[cpp-threads] Slightly revised memory model proposal (D2300)

Boehm, Hans hans.boehm at hp.com
Wed Jun 20 00:20:36 BST 2007


________________________________

	From:  Raul Silvera
	
	Hans wrote on 06/15/2007 12:09:39 PM:
	
	> Unfortunately, I think I posted some misinformation here, with
respect
	> to flickering.  I believe the version of the example that I
posted:
	> 
	> > > Thread 1:
	> > > store_relaxed(&x, 1);
	> > >
	> > > Thread 2:
	> > > store_relaxed(&x, 2);
	> > >
	> > > Thread 3:
	> > > r1 = load_acquire(&x); (1)
	> > > r2 = load_acquire(&x); (2)
	> > > r3 = load_acquire(&x); (1)
	> > >
	> is already allowed to flicker under the D2300 rules.  And
looking back
	> at Sarita's example, weakening this doesn't seem to help.
(The example
	> that we should really have been discussing would have had
release stores.
	> That's the one that's currently constrained by the
modification order
	> rule.  And having that flicker does seem dubious.)
	
	I find this very troubling.
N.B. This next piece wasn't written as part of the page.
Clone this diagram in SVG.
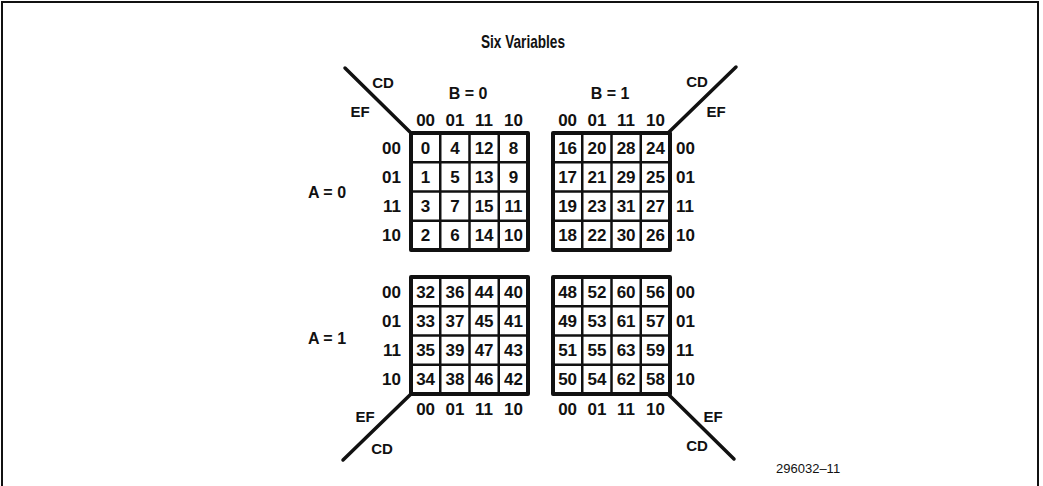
<svg xmlns="http://www.w3.org/2000/svg" xmlns:xlink="http://www.w3.org/1999/xlink" width="1043" height="486" viewBox="0 0 1043 486">
  <style>
    .frame { fill: none; stroke: #111; stroke-width: 2; }
    .outer { fill: #fff; stroke: #111; stroke-width: 4; stroke-linejoin: round; }
    .inner { stroke: #111; stroke-width: 2.5; }
    .diag { stroke: #111; stroke-width: 3.5; stroke-linecap: round; }
    text { font-family: "Liberation Sans", Arial, sans-serif; font-weight: bold; fill: #111; }
    .num { font-size: 17px; text-anchor: middle; }
    .hdr { font-size: 17px; text-anchor: middle; }
    .eq { font-size: 16px; text-anchor: middle; }
    .rowl { font-size: 17px; text-anchor: end; }
    .rowr { font-size: 17px; text-anchor: start; }
    .var { font-size: 15px; text-anchor: middle; }
    .title { font-size: 19px; text-anchor: middle; }
    .ref { font-size: 13px; font-weight: normal; text-anchor: start; }
  </style>
  <defs>
    <g id="grid">
      <rect class="outer" x="0" y="0" width="117" height="117"/>
      <line class="inner" x1="29.25" y1="0" x2="29.25" y2="117"/>
      <line class="inner" x1="58.5" y1="0" x2="58.5" y2="117"/>
      <line class="inner" x1="87.75" y1="0" x2="87.75" y2="117"/>
      <line class="inner" x1="0" y1="29.25" x2="117" y2="29.25"/>
      <line class="inner" x1="0" y1="58.5" x2="117" y2="58.5"/>
      <line class="inner" x1="0" y1="87.75" x2="117" y2="87.75"/>
    </g>
  </defs>

  <rect class="frame" x="2" y="2" width="1036" height="500"/>
  <text class="title" x="523" y="48" textLength="84" lengthAdjust="spacingAndGlyphs">Six Variables</text>

  <g id="connectors">
    <line class="diag" x1="345" y1="68" x2="411" y2="133"/>
    <line class="diag" x1="668" y1="133" x2="736" y2="67"/>
    <line class="diag" x1="411" y1="394" x2="343" y2="460"/>
    <line class="diag" x1="668" y1="394" x2="734" y2="459"/>
  </g>

  <g id="axis-labels">
    <text class="var" x="383" y="88">CD</text>
    <text class="var" x="360" y="117">EF</text>
    <text class="var" x="697" y="87">CD</text>
    <text class="var" x="716" y="117">EF</text>
    <text class="var" x="365" y="422">EF</text>
    <text class="var" x="382" y="454">CD</text>
    <text class="var" x="713" y="422">EF</text>
    <text class="var" x="697" y="451">CD</text>
    <text class="eq" x="468" y="99">B = 0</text>
    <text class="eq" x="610" y="99">B = 1</text>
    <text class="eq" x="327" y="198">A = 0</text>
    <text class="eq" x="327" y="344">A = 1</text>
    <text class="hdr" x="425.6" y="126">00</text>
    <text class="hdr" x="454.9" y="126">01</text>
    <text class="hdr" x="484.1" y="126">11</text>
    <text class="hdr" x="513.4" y="126">10</text>
    <text class="hdr" x="567.6" y="126">00</text>
    <text class="hdr" x="596.9" y="126">01</text>
    <text class="hdr" x="626.1" y="126">11</text>
    <text class="hdr" x="655.4" y="126">10</text>
    <text class="hdr" x="425.6" y="415">00</text>
    <text class="hdr" x="454.9" y="415">01</text>
    <text class="hdr" x="484.1" y="415">11</text>
    <text class="hdr" x="513.4" y="415">10</text>
    <text class="hdr" x="567.6" y="415">00</text>
    <text class="hdr" x="596.9" y="415">01</text>
    <text class="hdr" x="626.1" y="415">11</text>
    <text class="hdr" x="655.4" y="415">10</text>
    <text class="rowl" x="401" y="153.6">00</text>
    <text class="rowl" x="401" y="182.9">01</text>
    <text class="rowl" x="401" y="212.1">11</text>
    <text class="rowl" x="401" y="241.4">10</text>
    <text class="rowl" x="401" y="297.6">00</text>
    <text class="rowl" x="401" y="326.9">01</text>
    <text class="rowl" x="401" y="356.1">11</text>
    <text class="rowl" x="401" y="385.4">10</text>
    <text class="rowr" x="676" y="153.6">00</text>
    <text class="rowr" x="676" y="182.9">01</text>
    <text class="rowr" x="676" y="212.1">11</text>
    <text class="rowr" x="676" y="241.4">10</text>
    <text class="rowr" x="676" y="297.6">00</text>
    <text class="rowr" x="676" y="326.9">01</text>
    <text class="rowr" x="676" y="356.1">11</text>
    <text class="rowr" x="676" y="385.4">10</text>
  </g>

  <g id="map-a0-b0">
    <use xlink:href="#grid" href="#grid" x="411" y="133"/>
    <text class="num" x="425.6" y="153.6">0</text><text class="num" x="454.9" y="153.6">4</text><text class="num" x="484.1" y="153.6">12</text><text class="num" x="513.4" y="153.6">8</text>
    <text class="num" x="425.6" y="182.9">1</text><text class="num" x="454.9" y="182.9">5</text><text class="num" x="484.1" y="182.9">13</text><text class="num" x="513.4" y="182.9">9</text>
    <text class="num" x="425.6" y="212.1">3</text><text class="num" x="454.9" y="212.1">7</text><text class="num" x="484.1" y="212.1">15</text><text class="num" x="513.4" y="212.1">11</text>
    <text class="num" x="425.6" y="241.4">2</text><text class="num" x="454.9" y="241.4">6</text><text class="num" x="484.1" y="241.4">14</text><text class="num" x="513.4" y="241.4">10</text>
  </g>

  <g id="map-a0-b1">
    <use xlink:href="#grid" href="#grid" x="553" y="133"/>
    <text class="num" x="567.6" y="153.6">16</text><text class="num" x="596.9" y="153.6">20</text><text class="num" x="626.1" y="153.6">28</text><text class="num" x="655.4" y="153.6">24</text>
    <text class="num" x="567.6" y="182.9">17</text><text class="num" x="596.9" y="182.9">21</text><text class="num" x="626.1" y="182.9">29</text><text class="num" x="655.4" y="182.9">25</text>
    <text class="num" x="567.6" y="212.1">19</text><text class="num" x="596.9" y="212.1">23</text><text class="num" x="626.1" y="212.1">31</text><text class="num" x="655.4" y="212.1">27</text>
    <text class="num" x="567.6" y="241.4">18</text><text class="num" x="596.9" y="241.4">22</text><text class="num" x="626.1" y="241.4">30</text><text class="num" x="655.4" y="241.4">26</text>
  </g>

  <g id="map-a1-b0">
    <use xlink:href="#grid" href="#grid" x="411" y="277"/>
    <text class="num" x="425.6" y="297.6">32</text><text class="num" x="454.9" y="297.6">36</text><text class="num" x="484.1" y="297.6">44</text><text class="num" x="513.4" y="297.6">40</text>
    <text class="num" x="425.6" y="326.9">33</text><text class="num" x="454.9" y="326.9">37</text><text class="num" x="484.1" y="326.9">45</text><text class="num" x="513.4" y="326.9">41</text>
    <text class="num" x="425.6" y="356.1">35</text><text class="num" x="454.9" y="356.1">39</text><text class="num" x="484.1" y="356.1">47</text><text class="num" x="513.4" y="356.1">43</text>
    <text class="num" x="425.6" y="385.4">34</text><text class="num" x="454.9" y="385.4">38</text><text class="num" x="484.1" y="385.4">46</text><text class="num" x="513.4" y="385.4">42</text>
  </g>

  <g id="map-a1-b1">
    <use xlink:href="#grid" href="#grid" x="553" y="277"/>
    <text class="num" x="567.6" y="297.6">48</text><text class="num" x="596.9" y="297.6">52</text><text class="num" x="626.1" y="297.6">60</text><text class="num" x="655.4" y="297.6">56</text>
    <text class="num" x="567.6" y="326.9">49</text><text class="num" x="596.9" y="326.9">53</text><text class="num" x="626.1" y="326.9">61</text><text class="num" x="655.4" y="326.9">57</text>
    <text class="num" x="567.6" y="356.1">51</text><text class="num" x="596.9" y="356.1">55</text><text class="num" x="626.1" y="356.1">63</text><text class="num" x="655.4" y="356.1">59</text>
    <text class="num" x="567.6" y="385.4">50</text><text class="num" x="596.9" y="385.4">54</text><text class="num" x="626.1" y="385.4">62</text><text class="num" x="655.4" y="385.4">58</text>
  </g>

  <text class="ref" x="776" y="473">296032–11</text>
</svg>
From T3's point of view, it is just
doing acquire 
	operations, and it is not expecting any flickering, regardless
of which stores 
	are going to satisfy its loads.  
	 

I was almost going to agree with you, and try to change this.  But this
again runs into synchronization elimination issues, which seem central
here.  If the "acquire"s in thread 3 mean anything without a matching
"release" then, by similar reasons,
 
r1 = load_relaxed(&x); r2 = load_relaxed(&x); r3 = load_relaxed(&x);
 
can allow different outcomes from
 
r1 = load_relaxed(&x); fetch_and_add_acq_rel(&dead1, 0); r2 =
load_relaxed(&x); fetch_and_add_acq_rel(&dead2, 0); r3 =
load_relaxed(&x);
 
which means that the dead fetch_and_adds can't be eliminated, which is
very unfortunate.  It also means that I can't ever eliminate locks after
thread inlining without understanding the whole program.
 
I'm more and more inclined to do what Sarita was advocating anyway,
which is to switch to a more conventional formulation of the memory
model in which happens-before is
just the transitive closure of the union of sequenced-before and
synchronizes-with.  That makes it clearer that acquire and release only
provide any guarantees if they occur in pairs.
 
(The last proposal has another similar synchronization elimination issue
with the "precedes" relation, which includes happens-before, but not
sequenced-before.  I think we can also get rid of by moving back to a
more conventional, Java-like, happens-before model.)
 
My general feeling is that if we have a trade-off between
synchronization elimination and more expressive low-level atomics,
synchronization elimination should win, since it effects lock-based user
code, which is bound to make up a much larger body of code than
low-level atomics clients.
 
And although I also find this a bit troubling, I'm still having a lot of
trouble constructing a case in which this matters.